Sunday, March 7, 2010

Poets and Legislators


Over dinner this evening, some friends and I were discussing politics: international, national, provincial, local – at every level. Somehow I must have been more eloquent or persuasive than usual. I was challenged, “If you’ve got so many brilliant ideas, why don’t you run for office and do something with them?” And then followed the reference that made me stop to think a little deeper than usual. “After all, didn’t some English poet say you guys are the unacknowledged legislators of the world?”

Oh yes. Shelley’s remark at the end of his ‘A Defence of Poetry’ taken out of context again, and misrepresented. How could anyone take that term seriously? Poets don’t make rules; they’re more likely to break rules.

Even when poets had standing with the chiefs of a tribe or head of a community, they acted as advisers, never as lawgivers.
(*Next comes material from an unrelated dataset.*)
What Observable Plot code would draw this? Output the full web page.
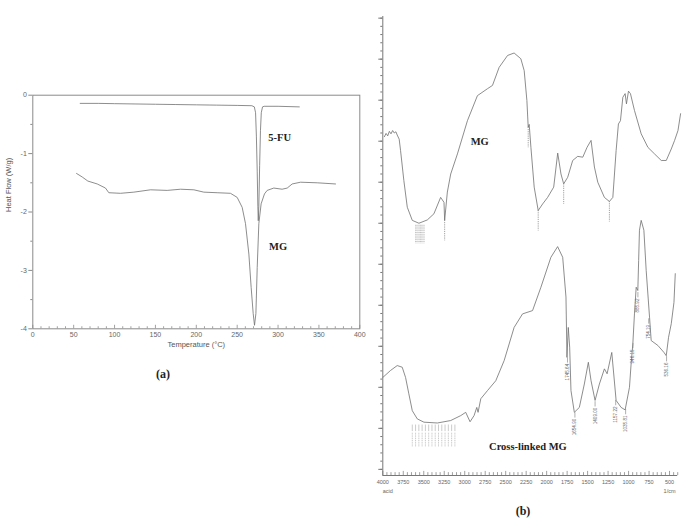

Even today, with the new trend to ‘poets laureate’ any advice they are asked to give has nothing to do with the formulation of laws, only with what may make politicians look good to their constituents. The stuff of poetry, the words and ideas, are only fans and feathers misdirecting attention from the naked dance of money. For most of the time.
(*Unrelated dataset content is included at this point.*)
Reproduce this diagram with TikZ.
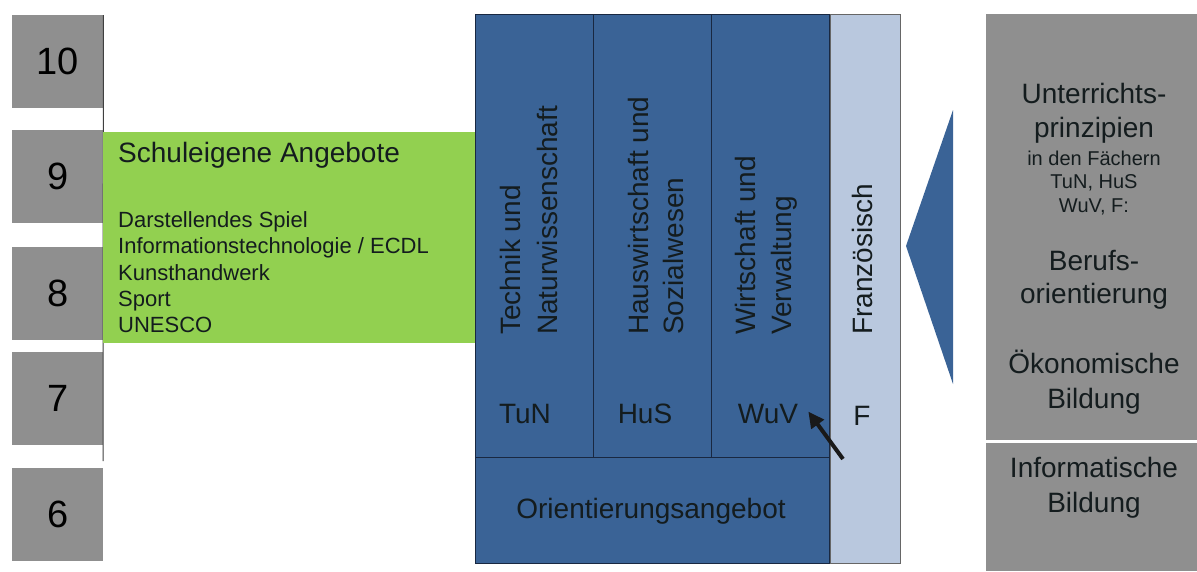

That’s the reason I always give, and have for a long time. What I really mean is that I can’t see my words and ideas attracting enough financial support to gain office. And furthermore, words and ideas mean nothing against cash and reputation. Personally, I can neither sell my visions nor prostitute myself.

That doesn’t mean that poets are useless. Poets are idealists, dreamers, seers. More than any others they can imagine what can and should be. The problem, as always, is to persuade the knowledgeable legislators to seek their advice and try to make it reality.